HMM profiles for RIOK-1, -2 and -3 were derived from the databases NCBI homologene (http://www.ncbi.nlm.nih.gov/homologene; accessed: 04/11/2014) and KEGG (http://www.genome.jp/kegg/pathway.html; accessed: 04/11/2014). Through HMM scan searches of publicly available draft genomes of flatworms, available via the Wellcome Trust Sanger Institute (http://www.ebi.ac.uk/ena/data/view/PRJEB2709; accessed: 04/11/2014), we identified additional RIOKs in 11 trematode and 8 cestode species. Searches were also conducted to establish the presence or absence of riok-1, riok-2 and riok-3 genes in/from the genomes or transcriptomes of 44 distinct species of cnidarians, poriferans, chordates, insects, crustaceans, molluscs, annelids and plathyhelmiths. Subsequently, phylogenetic analysis of 50 manually curated and aligned RIOK amino acid sequences representing flatworms was conducted using Bayesian inference, employing the program MrBayes 3.1.2 (http://mrbayes.csit.fsu.edu/index.php; accessed: 04/11/2014). Posterior probabilities (pp) were calculated using 2,000,000 generations and the last 25% of these generations were used for phylogenetic analysis, employing four simultaneous tree-building chains, saving every 100th tree. For each of the RIOK subfamilies found, a phylogenetic analysis of amino acid sequence data for the minimum kinase domain was conducted. RIOK sequences from Crassotrea gigas (a mollusc; GenBank Assembly ID: GCA_000297895) were used as outgroups; evolutionary distances were calculated using the toolkit BioPhylo53. Structural characteristics of individual genes were established (e.g., intron length, coding length, gene length, number of exons and genome size).

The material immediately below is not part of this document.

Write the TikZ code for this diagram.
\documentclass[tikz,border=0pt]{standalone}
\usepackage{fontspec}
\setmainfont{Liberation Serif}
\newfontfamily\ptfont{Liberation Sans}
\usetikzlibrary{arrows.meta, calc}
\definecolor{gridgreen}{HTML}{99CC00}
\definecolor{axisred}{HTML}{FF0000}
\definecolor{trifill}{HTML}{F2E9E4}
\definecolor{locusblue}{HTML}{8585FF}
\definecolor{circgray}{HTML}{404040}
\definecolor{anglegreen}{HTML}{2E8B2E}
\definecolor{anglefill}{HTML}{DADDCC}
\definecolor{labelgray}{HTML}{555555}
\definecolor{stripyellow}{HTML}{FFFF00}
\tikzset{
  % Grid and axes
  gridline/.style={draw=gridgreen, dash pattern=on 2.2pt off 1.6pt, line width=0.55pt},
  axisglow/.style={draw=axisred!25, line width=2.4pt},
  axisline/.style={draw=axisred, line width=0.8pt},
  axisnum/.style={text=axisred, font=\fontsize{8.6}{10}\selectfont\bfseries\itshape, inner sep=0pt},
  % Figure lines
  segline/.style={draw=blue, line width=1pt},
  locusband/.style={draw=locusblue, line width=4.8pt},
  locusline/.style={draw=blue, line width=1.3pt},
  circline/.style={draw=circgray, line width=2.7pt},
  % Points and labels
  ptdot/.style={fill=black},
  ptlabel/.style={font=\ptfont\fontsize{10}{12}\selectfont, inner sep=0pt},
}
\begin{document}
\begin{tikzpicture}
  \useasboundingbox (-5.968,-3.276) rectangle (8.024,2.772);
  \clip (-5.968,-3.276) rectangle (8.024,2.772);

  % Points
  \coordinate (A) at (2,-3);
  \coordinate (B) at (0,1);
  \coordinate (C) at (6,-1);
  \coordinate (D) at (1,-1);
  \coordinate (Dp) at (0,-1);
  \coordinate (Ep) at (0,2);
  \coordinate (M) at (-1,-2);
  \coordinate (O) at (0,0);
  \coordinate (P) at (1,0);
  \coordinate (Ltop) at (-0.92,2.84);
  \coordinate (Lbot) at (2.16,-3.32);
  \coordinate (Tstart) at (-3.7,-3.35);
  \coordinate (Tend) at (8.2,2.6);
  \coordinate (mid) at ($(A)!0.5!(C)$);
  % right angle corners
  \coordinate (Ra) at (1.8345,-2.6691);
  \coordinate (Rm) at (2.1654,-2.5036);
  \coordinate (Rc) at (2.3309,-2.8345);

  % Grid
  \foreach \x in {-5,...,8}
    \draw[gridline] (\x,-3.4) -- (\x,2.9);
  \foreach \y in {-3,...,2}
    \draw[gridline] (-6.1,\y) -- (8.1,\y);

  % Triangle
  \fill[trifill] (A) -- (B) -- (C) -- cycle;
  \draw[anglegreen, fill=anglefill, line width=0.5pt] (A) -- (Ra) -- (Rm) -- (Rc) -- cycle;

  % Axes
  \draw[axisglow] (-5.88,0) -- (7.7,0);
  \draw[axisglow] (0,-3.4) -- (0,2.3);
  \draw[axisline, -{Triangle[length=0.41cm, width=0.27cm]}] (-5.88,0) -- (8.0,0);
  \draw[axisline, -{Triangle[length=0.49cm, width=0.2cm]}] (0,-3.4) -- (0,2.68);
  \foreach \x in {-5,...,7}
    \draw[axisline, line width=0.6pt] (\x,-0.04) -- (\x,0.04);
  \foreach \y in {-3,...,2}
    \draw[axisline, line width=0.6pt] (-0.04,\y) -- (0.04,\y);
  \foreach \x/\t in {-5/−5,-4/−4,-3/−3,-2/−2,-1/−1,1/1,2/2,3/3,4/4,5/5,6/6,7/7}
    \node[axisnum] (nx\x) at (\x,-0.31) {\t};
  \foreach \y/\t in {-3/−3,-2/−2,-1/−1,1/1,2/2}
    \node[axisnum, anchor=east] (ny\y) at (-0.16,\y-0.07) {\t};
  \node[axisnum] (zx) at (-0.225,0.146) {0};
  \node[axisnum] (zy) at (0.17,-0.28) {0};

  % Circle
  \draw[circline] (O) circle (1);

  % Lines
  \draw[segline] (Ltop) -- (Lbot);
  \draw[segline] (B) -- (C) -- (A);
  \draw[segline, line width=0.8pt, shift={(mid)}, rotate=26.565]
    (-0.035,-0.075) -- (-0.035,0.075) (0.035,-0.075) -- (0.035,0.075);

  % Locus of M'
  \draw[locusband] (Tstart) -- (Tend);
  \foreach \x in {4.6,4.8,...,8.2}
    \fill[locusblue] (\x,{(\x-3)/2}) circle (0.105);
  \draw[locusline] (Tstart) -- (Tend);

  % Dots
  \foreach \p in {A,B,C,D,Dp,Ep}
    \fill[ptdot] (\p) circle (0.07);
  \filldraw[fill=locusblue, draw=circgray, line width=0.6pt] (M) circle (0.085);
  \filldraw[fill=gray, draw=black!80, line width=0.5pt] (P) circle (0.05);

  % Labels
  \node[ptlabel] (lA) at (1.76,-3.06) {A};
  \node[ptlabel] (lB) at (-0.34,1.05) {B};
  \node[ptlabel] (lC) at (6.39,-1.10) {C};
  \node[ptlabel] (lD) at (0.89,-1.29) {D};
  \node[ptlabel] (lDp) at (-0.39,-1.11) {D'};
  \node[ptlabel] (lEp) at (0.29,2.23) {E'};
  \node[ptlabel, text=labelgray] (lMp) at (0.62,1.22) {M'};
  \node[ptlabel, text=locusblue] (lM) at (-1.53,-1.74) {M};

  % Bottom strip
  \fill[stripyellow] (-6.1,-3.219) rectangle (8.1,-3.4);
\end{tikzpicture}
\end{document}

General linear modelling in R was used to detect any relationships between evolutionary distance and gene structural characteristics for each RIOK subfamily.

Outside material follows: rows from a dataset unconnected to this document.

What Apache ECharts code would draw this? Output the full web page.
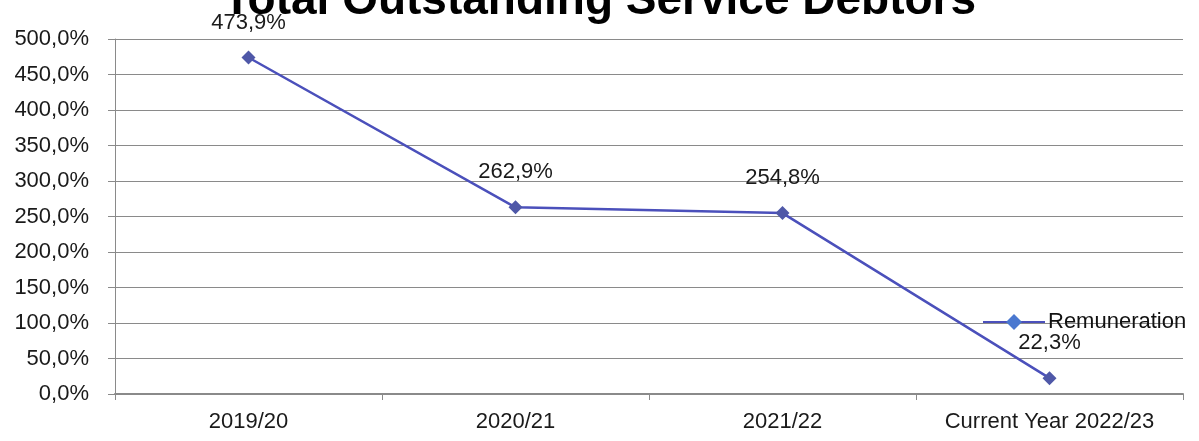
<!DOCTYPE html>
<html>
<head>
<meta charset="utf-8">
<title>Total Outstanding Service Debtors</title>
<script src="https://cdn.jsdelivr.net/npm/echarts@6/dist/echarts.min.js"></script>
<style>
  html, body { margin: 0; padding: 0; background: #ffffff; }
  #chart { width: 1199px; height: 441px; }
</style>
</head>
<body>
<div id="chart"></div>
<script>
// Outstanding service debtors as a share, by financial year
const categories = ['2019/20', '2020/21', '2021/22', 'Current Year 2022/23'];
const remuneration = [473.9, 262.9, 254.8, 22.3];

const fmtPct = v => v.toFixed(1).replace('.', ',') + '%';
const font = 'Liberation Sans, Arial, sans-serif';

const chart = echarts.init(document.getElementById('chart'));
chart.setOption({
  backgroundColor: '#ffffff',
  animation: false,
  title: {
    text: 'Total Outstanding Service Debtors',
    left: 'center',
    top: -27,
    textStyle: { fontFamily: font, fontSize: 46, fontWeight: 'bold', color: '#000000' }
  },
  legend: {
    left: 977,
    top: 306,
    itemWidth: 62,
    itemHeight: 20,
    itemGap: 0,
    itemStyle: { color: '#4a78d0' },
    textStyle: { fontFamily: font, fontSize: 22, color: '#111111', padding: [0, 0, 0, -2] },
    data: ['Remuneration']
  },
  grid: { left: 115, right: 16, top: 39, bottom: 47 },
  xAxis: {
    type: 'category',
    data: categories,
    boundaryGap: true,
    axisLine: { lineStyle: { color: '#8a8a8a', width: 2 } },
    axisTick: { show: true, interval: 0, length: 6, lineStyle: { color: '#8a8a8a' } },
    axisLabel: { interval: 0, fontFamily: font, fontSize: 22, color: '#1a1a1a', margin: 17 }
  },
  yAxis: {
    type: 'value',
    min: 0,
    max: 500,
    interval: 50,
    axisLine: { show: true, lineStyle: { color: '#8a8a8a' } },
    axisTick: { show: true, length: 7, lineStyle: { color: '#8a8a8a' } },
    axisLabel: { fontFamily: font, fontSize: 22, color: '#1a1a1a', margin: 26, formatter: v => fmtPct(v) },
    splitLine: { lineStyle: { color: '#8a8a8a', width: 1 } }
  },
  series: [{
    name: 'Remuneration',
    type: 'line',
    data: remuneration,
    symbol: 'diamond',
    symbolSize: 14,
    lineStyle: { color: '#4b50bb', width: 2.5 },
    itemStyle: { color: '#4f58a8' },
    label: {
      show: true,
      position: 'top',
      distance: 17,
      fontFamily: font,
      fontSize: 22,
      color: '#1a1a1a',
      formatter: p => fmtPct(p.value)
    }
  }]
});
</script>
</body>
</html>
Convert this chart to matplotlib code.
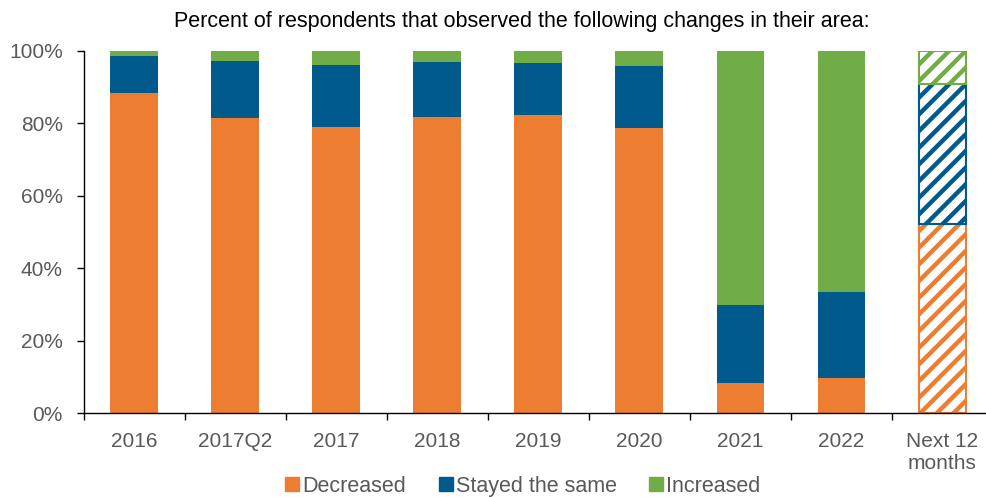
import numpy as np
import matplotlib.pyplot as plt
from matplotlib.patches import Patch

plt.rcParams['font.family'] = ['Liberation Sans', 'DejaVu Sans']
plt.rcParams['hatch.linewidth'] = 3.2

categories = ['2016', '2017Q2', '2017', '2018', '2019', '2020', '2021', '2022', 'Next 12\nmonths']
decreased = [88.5, 81.6, 78.9, 81.7, 82.3, 78.7, 8.3, 9.8, 52.3]
stayed = [10.0, 15.5, 17.2, 15.3, 14.4, 17.1, 21.5, 23.5, 38.7]
increased = [1.5, 2.9, 3.9, 3.0, 3.3, 4.2, 70.2, 66.7, 9.0]

orange = '#ED7D31'
blue = '#005A8C'
green = '#70AD47'
grey = '#595959'

fig = plt.figure(figsize=(9.87, 4.97), dpi=100)
ax = fig.add_axes([0.0846, 0.169, 0.9212, 0.7284])

x = np.arange(len(categories))
dec = np.array(decreased)
sta = np.array(stayed)
inc = np.array(increased)
w = 0.468

# actual years solid, last one (forecast) hatched
n = len(categories) - 1
ax.bar(x[:n], dec[:n], w, color=orange)
ax.bar(x[:n], sta[:n], w, bottom=dec[:n], color=blue)
ax.bar(x[:n], inc[:n], w, bottom=dec[:n] + sta[:n], color=green)

ax.bar(x[n], dec[n], w, facecolor='white', edgecolor=orange, hatch='//', linewidth=1.5)
ax.bar(x[n], sta[n], w, bottom=dec[n], facecolor='white', edgecolor=blue, hatch='//', linewidth=1.5)
ax.bar(x[n], inc[n], w, bottom=dec[n] + sta[n], facecolor='white', edgecolor=green, hatch='//', linewidth=1.5)

ax.set_xlim(-0.5, len(categories) - 0.5)
ax.set_ylim(0, 100)
ax.set_yticks(np.arange(0, 101, 20))
ax.set_yticklabels([f'{v}%' for v in range(0, 101, 20)])
ax.set_xticks(x)
ax.set_xticklabels(categories)
ax.set_xticks(np.arange(-0.5, len(categories), 1), minor=True)
ax.tick_params(axis='x', which='major', length=0, pad=14, labelsize=15, labelcolor=grey)
ax.tick_params(axis='x', which='minor', length=5, width=1, direction='out')
ax.tick_params(axis='y', length=5, width=1, pad=10, labelsize=15, labelcolor=grey)

for s in ['top', 'right']:
    ax.spines[s].set_visible(False)
ax.spines['left'].set_linewidth(1)
ax.spines['bottom'].set_linewidth(1)

fig.text(0.529, 0.956, 'Percent of respondents that observed the following changes in their area:',
         ha='center', va='center', fontsize=15.5)

handles = [Patch(color=orange, label='Decreased'),
           Patch(color=blue, label='Stayed the same'),
           Patch(color=green, label='Increased')]
fig.legend(handles=handles, loc='center', bbox_to_anchor=(0.53, 0.022), ncol=3, frameon=False,
           fontsize=15.5, handlelength=0.65, handleheight=0.65, handletextpad=0.15,
           columnspacing=1.5, labelcolor=grey)

fig.savefig('out.png', dpi=100)
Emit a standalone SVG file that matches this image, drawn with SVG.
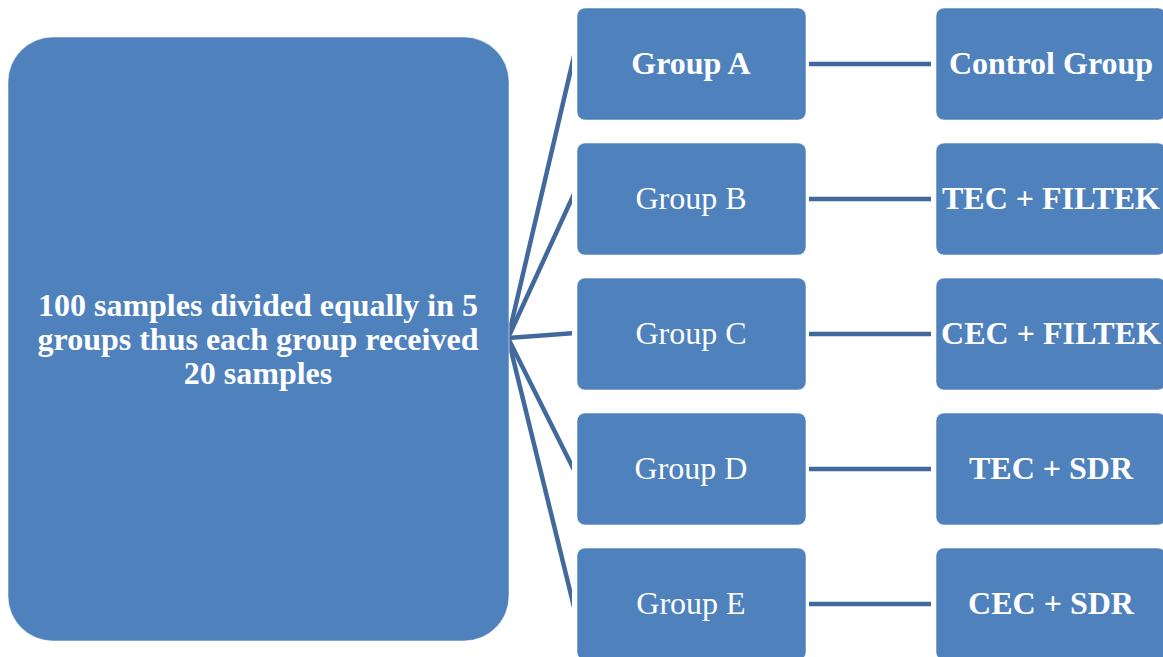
<svg xmlns="http://www.w3.org/2000/svg" width="1163" height="657" viewBox="0 0 1163 657">
  <style>
    .box { fill: #4F81BD; stroke: #FFFFFF; stroke-opacity: 0.55; stroke-width: 1; }
    .conn { stroke: #41699C; stroke-width: 4.5; fill: none; }
    .t { font-family: "Liberation Serif", "Times New Roman", serif; font-size: 32px; fill: #FFFFFF; text-anchor: middle; }
    .b { font-weight: bold; }
  </style>
  <defs>
    <clipPath id="fanclip">
      <rect x="0" y="0" width="572" height="657"/>
    </clipPath>
  </defs>
  <rect width="1163" height="657" fill="#FFFFFF"/>
  <g id="connectors">
    <g clip-path="url(#fanclip)">
      <line class="conn" x1="508" y1="338" x2="574" y2="56"/>
      <line class="conn" x1="508" y1="338" x2="574" y2="194"/>
      <line class="conn" x1="508" y1="338" x2="574" y2="333"/>
      <line class="conn" x1="508" y1="338" x2="574" y2="470"/>
      <line class="conn" x1="508" y1="338" x2="574" y2="607"/>
    </g>
    <line class="conn" x1="809" y1="64" x2="931" y2="64"/>
    <line class="conn" x1="809" y1="199" x2="931" y2="199"/>
    <line class="conn" x1="809" y1="334" x2="931" y2="334"/>
    <line class="conn" x1="809" y1="469" x2="931" y2="469"/>
    <line class="conn" x1="809" y1="604" x2="931" y2="604"/>
  </g>
  <g id="node-main">
    <rect class="box" x="8" y="37" width="501" height="604" rx="45" ry="45"/>
    <text class="t b" x="258" y="316">100 samples divided equally in 5</text>
    <text class="t b" x="258" y="350">groups thus each group received</text>
    <text class="t b" x="258" y="384">20 samples</text>
  </g>
  <g id="node-group-a">
    <rect class="box" x="577" y="8" width="229" height="112" rx="8" ry="8"/>
    <text class="t b" x="691" y="74">Group A</text>
  </g>
  <g id="node-group-b">
    <rect class="box" x="577" y="143" width="229" height="112" rx="8" ry="8"/>
    <text class="t" x="691" y="209">Group B</text>
  </g>
  <g id="node-group-c">
    <rect class="box" x="577" y="278" width="229" height="112" rx="8" ry="8"/>
    <text class="t" x="691" y="344">Group C</text>
  </g>
  <g id="node-group-d">
    <rect class="box" x="577" y="413" width="229" height="112" rx="8" ry="8"/>
    <text class="t" x="691" y="479">Group D</text>
  </g>
  <g id="node-group-e">
    <rect class="box" x="577" y="548" width="229" height="112" rx="8" ry="8"/>
    <text class="t" x="691" y="614">Group E</text>
  </g>
  <g id="node-control">
    <rect class="box" x="936" y="8" width="230" height="112" rx="8" ry="8"/>
    <text class="t b" x="1051" y="74">Control Group</text>
  </g>
  <g id="node-tec-filtek">
    <rect class="box" x="936" y="143" width="230" height="112" rx="8" ry="8"/>
    <text class="t b" x="1051" y="209">TEC + FILTEK</text>
  </g>
  <g id="node-cec-filtek">
    <rect class="box" x="936" y="278" width="230" height="112" rx="8" ry="8"/>
    <text class="t b" x="1051" y="344">CEC + FILTEK</text>
  </g>
  <g id="node-tec-sdr">
    <rect class="box" x="936" y="413" width="230" height="112" rx="8" ry="8"/>
    <text class="t b" x="1051" y="479">TEC + SDR</text>
  </g>
  <g id="node-cec-sdr">
    <rect class="box" x="936" y="548" width="230" height="112" rx="8" ry="8"/>
    <text class="t b" x="1051" y="614">CEC + SDR</text>
  </g>
</svg>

Structural analysis of flatworm and host RIOK-1 proteins

Structure-based amino acid sequence alignments were generated using the program SBAL54 and conserved and novel domains identified. The structure of Hsap-RIOK-1 was studied using the crystal structure deposited in the PDB (accession code 4otp)11. Three-dimensional models were built for truncated RIOK proteins from representative flatworms (RIOK-1 of Taenia solium and RIOK-1 and RIOK-2 of Schistosoma haematobium) and their host species (RIOK-2 of H. sapiens), using the threading and iterative template fragment assembly approach, implemented in I-TASSER55. Models with a positive C-score (i.e. confidence score for estimating the quality of the predicted model; ranging between -5 and 2) and the highest TM-score (TeMplate quality-score of the generated 3D model and a known RIOK crystal structure) were selected. For Tsol-RIOK-2 (Taenia solium), a homology model was generated using the program MODELLER56 employing the crystal structure of Aful-RIOK-2 (Archaeoglobus fulgidus; PDB accession code 1zar) as a template. Briefly, a secondary structure-based amino acid sequence alignment of Tsol-RIOK-2 and Aful-RIOK-2 was prepared using SBAL54 and used to guide comparative modelling calculations. Twenty independent models were calculated and that with the lowest energy was selected. All models were superimposed on the structure of Hsap-RIOK-1 and ADP docked into the five modelled structures by manual rigid-body docking using the program Coot57. An appraisal of the nucleotide binding site and possible protein-ligand interactions was undertaken by visual inspection of structures in Coot as well as distance analyses using in-house scripts (AH) from PCSB software58. Sequences of domains that displayed differences in the alignment between parasitic flatworms and human RIOK-1s were compared using MUSCLE-guided alignments59 and displayed using the program WebLogo60.